Without the pictures, extract every line from the start of the material to the line containing "Chart.defaults.color = grey;", both ends included.

--- start GIVEN INFORMATION ---

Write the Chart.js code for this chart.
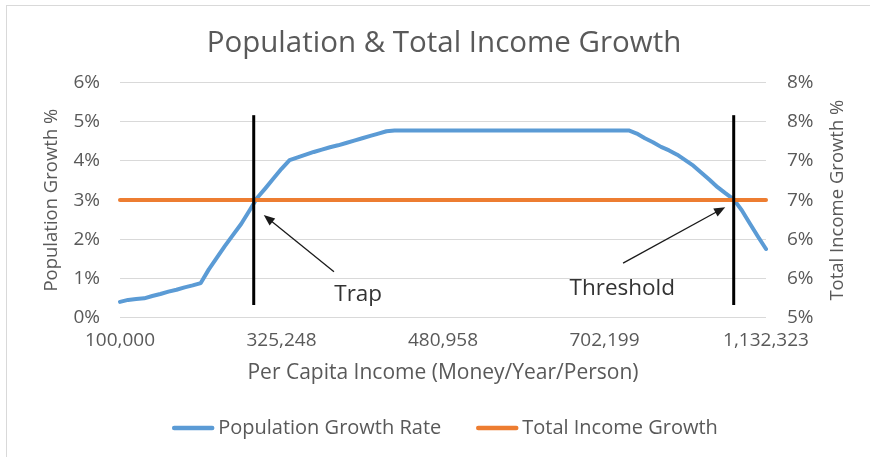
<!DOCTYPE html>
<html>
<head>
<meta charset="utf-8">
<script src="https://cdn.jsdelivr.net/npm/chart.js@4.4.1/dist/chart.umd.min.js"></script>
<style>
  html, body { margin: 0; padding: 0; background: #fff; }
  #wrap { width: 870px; height: 457px; position: relative; }
</style>
</head>
<body>
<div id="wrap"><canvas id="growthChart"></canvas></div>
<script>
// income labels shown on the x axis (every 20th step)
const incomeTicks = ['100,000', '325,248', '480,958', '702,199', '1,132,323'];
const tickEvery = 20;

// population growth % per step
const popGrowth = [
  0.40, 0.45, 0.47, 0.49, 0.55, 0.60, 0.66, 0.71, 0.77, 0.82,
  0.88, 1.23, 1.53, 1.83, 2.11, 2.39, 2.72, 3.06, 3.30, 3.55,
  3.80, 4.02, 4.09, 4.16, 4.23, 4.29, 4.35, 4.40, 4.46, 4.52,
  4.58, 4.64, 4.70, 4.76, 4.78, 4.78, 4.78, 4.78, 4.78, 4.78,
  4.78, 4.78, 4.78, 4.78, 4.78, 4.78, 4.78, 4.78, 4.78, 4.78,
  4.78, 4.78, 4.78, 4.78, 4.78, 4.78, 4.78, 4.78, 4.78, 4.78,
  4.78, 4.78, 4.78, 4.78, 4.70, 4.58, 4.48, 4.36, 4.27, 4.16,
  4.02, 3.88, 3.70, 3.52, 3.33, 3.17, 3.02, 2.74, 2.40, 2.07,
  1.75
];

// total income growth % (right axis), constant
const incomeGrowth = 6.5;

// annotations, in data units (x = step index, y = left axis %)
const markers = [16.56, 76.0];
const markerSpan = [0.32, 5.17];
const notes = [
  { text: 'Trap', at: [29.5, 0.58], from: [26.5, 1.17], to: [17.8, 2.62] },
  { text: 'Threshold', at: [62.2, 0.75], from: [62.3, 1.39], to: [74.95, 2.82] }
];

const labels = popGrowth.map((_, i) => (i % tickEvery === 0 ? incomeTicks[i / tickEvery] : ''));

const grey = '#595959';
const FONT = '"Open Sans", sans-serif';
Chart.defaults.font.family = FONT;
Chart.defaults.color = grey;

const notesPlugin = {
  id: 'notes',
  beforeDraw(chart) {
    const ctx = chart.ctx;
    ctx.save();
    ctx.strokeStyle = '#d9d9d9';
    ctx.lineWidth = 1;
    ctx.strokeRect(6.5, 5.5, 900, 500);
    ctx.restore();
  },
  afterDatasetsDraw(chart) {
    const { ctx, scales: { x, y } } = chart;
    ctx.save();

    ctx.strokeStyle = '#000';
    ctx.lineWidth = 3;
    markers.forEach(m => {
      const px = x.getPixelForValue(m);
      ctx.beginPath();
      ctx.moveTo(px, y.getPixelForValue(markerSpan[1]));
      ctx.lineTo(px, y.getPixelForValue(markerSpan[0]));
      ctx.stroke();
    });

    notes.forEach(n => {
      const x1 = x.getPixelForValue(n.from[0]), y1 = y.getPixelForValue(n.from[1]);
      const x2 = x.getPixelForValue(n.to[0]), y2 = y.getPixelForValue(n.to[1]);
      const ang = Math.atan2(y2 - y1, x2 - x1);
      const head = 12;
      ctx.strokeStyle = '#1a1a1a';
      ctx.fillStyle = '#1a1a1a';
      ctx.lineWidth = 1.3;
      ctx.beginPath();
      ctx.moveTo(x1, y1);
      ctx.lineTo(x2 - head * 0.8 * Math.cos(ang), y2 - head * 0.8 * Math.sin(ang));
      ctx.stroke();
      ctx.beginPath();
      ctx.moveTo(x2, y2);
      ctx.lineTo(x2 - head * Math.cos(ang - 0.38), y2 - head * Math.sin(ang - 0.38));
      ctx.lineTo(x2 - head * Math.cos(ang + 0.38), y2 - head * Math.sin(ang + 0.38));
      ctx.closePath();
      ctx.fill();

      ctx.fillStyle = '#333';
      ctx.font = '22.5px ' + FONT;
      ctx.textAlign = 'center';
      ctx.textBaseline = 'middle';
      ctx.fillText(n.text, x.getPixelForValue(n.at[0]), y.getPixelForValue(n.at[1]));
    });
    ctx.restore();
  },
  afterDraw(chart) {
    const { ctx, chartArea, scales: { y2 } } = chart;
    ctx.save();

    // right axis title reads bottom-to-top like the left one
    ctx.translate(y2.right - 32, (chartArea.top + chartArea.bottom) / 2);
    ctx.rotate(-Math.PI / 2);
    ctx.fillStyle = grey;
    ctx.font = '18.5px ' + FONT;
    ctx.textAlign = 'center';
    ctx.textBaseline = 'middle';
    ctx.fillText('Total Income Growth %', 0, 0);
    ctx.setTransform(1, 0, 0, 1, 0, 0);

    // legend
    const items = chart.data.datasets.map(d => ({ text: d.label, color: d.borderColor }));
    const sample = 42, gap = 4, between = 35, legendY = 428;
    ctx.font = '20px ' + FONT;
    ctx.textAlign = 'left';
    const widths = items.map(it => ctx.measureText(it.text).width);
    const total = widths.reduce((a, w) => a + sample + gap + w, 0) + between * (items.length - 1);
    let cx = 445 - total / 2;
    items.forEach((it, i) => {
      ctx.strokeStyle = it.color;
      ctx.lineWidth = 4.5;
      ctx.lineCap = 'round';
      ctx.beginPath();
      ctx.moveTo(cx + 2, legendY);
      ctx.lineTo(cx + sample - 2, legendY);
      ctx.stroke();
      cx += sample + gap;
      ctx.fillStyle = grey;
      ctx.fillText(it.text, cx, legendY);
      cx += widths[i] + between;
    });
    ctx.restore();
  }
};

new Chart(document.getElementById('growthChart'), {
  type: 'line',
  data: {
    labels,
    datasets: [{
      label: 'Population Growth Rate',
      data: popGrowth,
      yAxisID: 'y',
      borderColor: '#5b9bd5',
      backgroundColor: '#5b9bd5',
      borderWidth: 4,
      pointRadius: 0,
      tension: 0,
      borderCapStyle: 'round',
      borderJoinStyle: 'round',
      order: 2
    }, {
      label: 'Total Income Growth',
      data: popGrowth.map(() => incomeGrowth),
      yAxisID: 'y2',
      borderColor: '#ed7d31',
      backgroundColor: '#ed7d31',
      borderWidth: 4,
      pointRadius: 0,
      borderCapStyle: 'round',
      order: 1
    }]
  },
  options: {
    responsive: true,
    maintainAspectRatio: false,
    animation: false,
    devicePixelRatio: 1,
    layout: { padding: { left: 18, right: 0, top: 0, bottom: 69.5 } },
    plugins: {
      title: {
        display: true,
        text: 'Population & Total Income Growth',
        color: grey,
        font: { size: 29.5, weight: 'normal' },
        padding: { top: 26, bottom: 21.3 }
      },
      legend: { display: false },
      tooltip: { enabled: false }
    },
    scales: {
      x: {
        type: 'category',
        grid: { display: false, drawTicks: false },
        border: { display: false },
        ticks: { autoSkip: false, maxRotation: 0, padding: 12, color: grey, font: { size: 19 } },
        title: {
          display: true,
          text: 'Per Capita Income (Money/Year/Person)',
          color: grey,
          font: { size: 21 },
          padding: { top: 0, bottom: 2 }
        },
        afterFit: s => { s.height = 70; }
      },
      y: {
        position: 'left',
        min: 0,
        max: 6,
        ticks: { stepSize: 1, padding: 20, color: grey, font: { size: 19 }, callback: v => v + '%' },
        grid: { color: '#d9d9d9', drawTicks: false },
        border: { display: false },
        title: {
          display: true,
          text: 'Population Growth %',
          color: grey,
          font: { size: 18.5 },
          padding: { top: 23, bottom: 0 }
        },
        afterFit: s => { s.width = 102; }
      },
      y2: {
        position: 'right',
        min: 5,
        max: 8,
        ticks: { stepSize: 0.5, padding: 21, color: grey, font: { size: 19 }, callback: v => Math.round(v) + '%' },
        grid: { display: false, drawTicks: false },
        border: { display: false },
        afterFit: s => { s.width = 104; }
      }
    }
  },
  plugins: [notesPlugin]
});
</script>
</body>
</html>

--- end GIVEN INFORMATION ---

§ **TASK RESULT**
Write the Chart.js code for this chart.
<!DOCTYPE html>
<html>
<head>
<meta charset="utf-8">
<script src="https://cdn.jsdelivr.net/npm/chart.js@4.4.1/dist/chart.umd.min.js"></script>
<style>
  html, body { margin: 0; padding: 0; background: #fff; }
  #wrap { width: 870px; height: 457px; position: relative; }
</style>
</head>
<body>
<div id="wrap"><canvas id="growthChart"></canvas></div>
<script>
// income labels shown on the x axis (every 20th step)
const incomeTicks = ['100,000', '325,248', '480,958', '702,199', '1,132,323'];
const tickEvery = 20;

// population growth % per step
const popGrowth = [
  0.40, 0.45, 0.47, 0.49, 0.55, 0.60, 0.66, 0.71, 0.77, 0.82,
  0.88, 1.23, 1.53, 1.83, 2.11, 2.39, 2.72, 3.06, 3.30, 3.55,
  3.80, 4.02, 4.09, 4.16, 4.23, 4.29, 4.35, 4.40, 4.46, 4.52,
  4.58, 4.64, 4.70, 4.76, 4.78, 4.78, 4.78, 4.78, 4.78, 4.78,
  4.78, 4.78, 4.78, 4.78, 4.78, 4.78, 4.78, 4.78, 4.78, 4.78,
  4.78, 4.78, 4.78, 4.78, 4.78, 4.78, 4.78, 4.78, 4.78, 4.78,
  4.78, 4.78, 4.78, 4.78, 4.70, 4.58, 4.48, 4.36, 4.27, 4.16,
  4.02, 3.88, 3.70, 3.52, 3.33, 3.17, 3.02, 2.74, 2.40, 2.07,
  1.75
];

// total income growth % (right axis), constant
const incomeGrowth = 6.5;

// annotations, in data units (x = step index, y = left axis %)
const markers = [16.56, 76.0];
const markerSpan = [0.32, 5.17];
const notes = [
  { text: 'Trap', at: [29.5, 0.58], from: [26.5, 1.17], to: [17.8, 2.62] },
  { text: 'Threshold', at: [62.2, 0.75], from: [62.3, 1.39], to: [74.95, 2.82] }
];

const labels = popGrowth.map((_, i) => (i % tickEvery === 0 ? incomeTicks[i / tickEvery] : ''));

const grey = '#595959';
const FONT = '"Open Sans", sans-serif';
Chart.defaults.font.family = FONT;
Chart.defaults.color = grey;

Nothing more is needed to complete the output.